At the same time, De Laurentiis continued making films for the home market. He had a close relationship with legendary Italian clown Toto (for whom he produced the 1952 "Toto a Colori," one of the first Italian feature films shot entirely in color) and Alberto Sordi, a rotund comic whose portrayals of middle-class Romans struggling to stay ahead of the game became a projection of the national identity. His success, aided by the government subsidies that had been created to encourage postwar production in Italy, eventually allowed him to build his own studio, which he named Dinocitta.

De Laurentiis' empire began to crumble in 1965, when Italy's Socialist government passed new regulations that put severe restrictions on what could be called an Italian movie.

With his subsidies in doubt, his contract with Sordi coming to an end and a continuing legal battle with Fellini over unmade projects, De Laurentiis closed Dinocitta in 1972 and the next year moved to New York, where he opened an office.

In New York, De Laurentiis initiated a series of well-known productions, including "Serpico" (1973); "Death Wish" (1974); "Three Days of the Condor" (1975); John Wayne's final film, "The Shootist" (1976); and John Guillermin's big-budget remake of "King Kong" (1976).

But the successes alternated with failures, like "King of the Gypsies" (1978) and "Hurricane" (1979), and soon De Laurentiis was founding and closing production companies with dizzying speed, often selling the rights to his old films to secure the financing for his new ones.

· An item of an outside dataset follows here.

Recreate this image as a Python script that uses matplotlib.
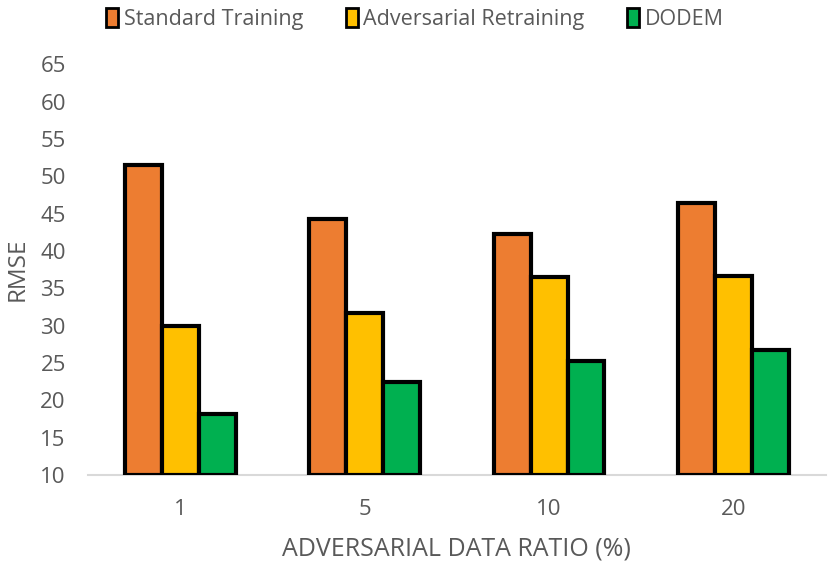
import matplotlib.pyplot as plt
import numpy as np

plt.rcParams['font.family'] = ['Open Sans', 'DejaVu Sans']

ratios = ["1", "5", "10", "20"]
standard = [51.5, 44.3, 42.3, 46.4]
adversarial = [29.9, 31.7, 36.5, 36.7]
dodem = [18.2, 22.5, 25.3, 26.7]

series = [
    ("Standard Training", standard, "#ED7D31"),
    ("Adversarial Retraining", adversarial, "#FFC000"),
    ("DODEM", dodem, "#00B050"),
]

grey = "#595959"
fig = plt.figure(figsize=(8.3, 5.63), dpi=100)
ax = fig.add_axes([0.106, 0.156, 0.889, 0.73])

x = np.arange(len(ratios))
width = 0.2
base = 10
for i, (name, vals, color) in enumerate(series):
    heights = np.array(vals) - base
    ax.bar(x + (i - 1) * width, heights, width, bottom=base, color=color,
           edgecolor="black", linewidth=3, label=name, zorder=3)

ax.set_xlim(-0.5, len(ratios) - 0.5)
ax.set_ylim(10, 65)
ax.set_yticks(range(10, 66, 5))
ax.set_xticks(x)
ax.set_xticklabels(ratios)
ax.tick_params(axis="both", length=0, labelsize=16, colors=grey)
ax.tick_params(axis="x", pad=17)
ax.tick_params(axis="y", pad=16)

for side in ["top", "right", "left"]:
    ax.spines[side].set_visible(False)
ax.spines["bottom"].set_color("#D9D9D9")
ax.spines["bottom"].set_linewidth(1.5)

ax.set_xlabel("ADVERSARIAL DATA RATIO (%)", fontsize=18, color=grey, labelpad=12)
ax.set_ylabel("RMSE", fontsize=17.5, color=grey, labelpad=8)

leg = fig.legend(loc="center", bbox_to_anchor=(0.5, 1 - 19 / 563), ncol=3, frameon=False,
                 fontsize=15.5, labelcolor=grey, handlelength=0.55, handleheight=1.0,
                 handletextpad=0.25, columnspacing=2.0)
for h in leg.legend_handles:
    h.set_linewidth(2)

fig.savefig("out.png", dpi=100)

Still, he persisted through the 1980s and '90s, thanks chiefly to a relationship with Stephen King, many of whose books were filmed by De Laurentiis, and his ownership of Thomas Harris' first novel in the Hannibal Lecter series, "Red Dragon." De Laurentiis filmed the Harris novel twice: first in 1986 as "Manhunter," with Brian Cox in the role of the cannibalistic serial killer, and then under the novel's original title in 2002, with Anthony Hopkins back for another turn in the role after becoming a star playing Lecter in the nonDe Laurentiis "Silence of the Lambs."

De Laurentiis had four children with Mangano: Veronica, Raffaella, Federico and Francesca. Federico De Laurentiis died in a plane crash in 1981. After Mangano's death in 1989, De Laurentiis married American-born producer Martha Schumacher, with whom he had two daughters, Carolyna and Dina.

In addition to his wife and daughters, he is survived by three sisters; five grandchildren, including the chef and Food Network host Giada De Laurentiis; and two great-grandchildren.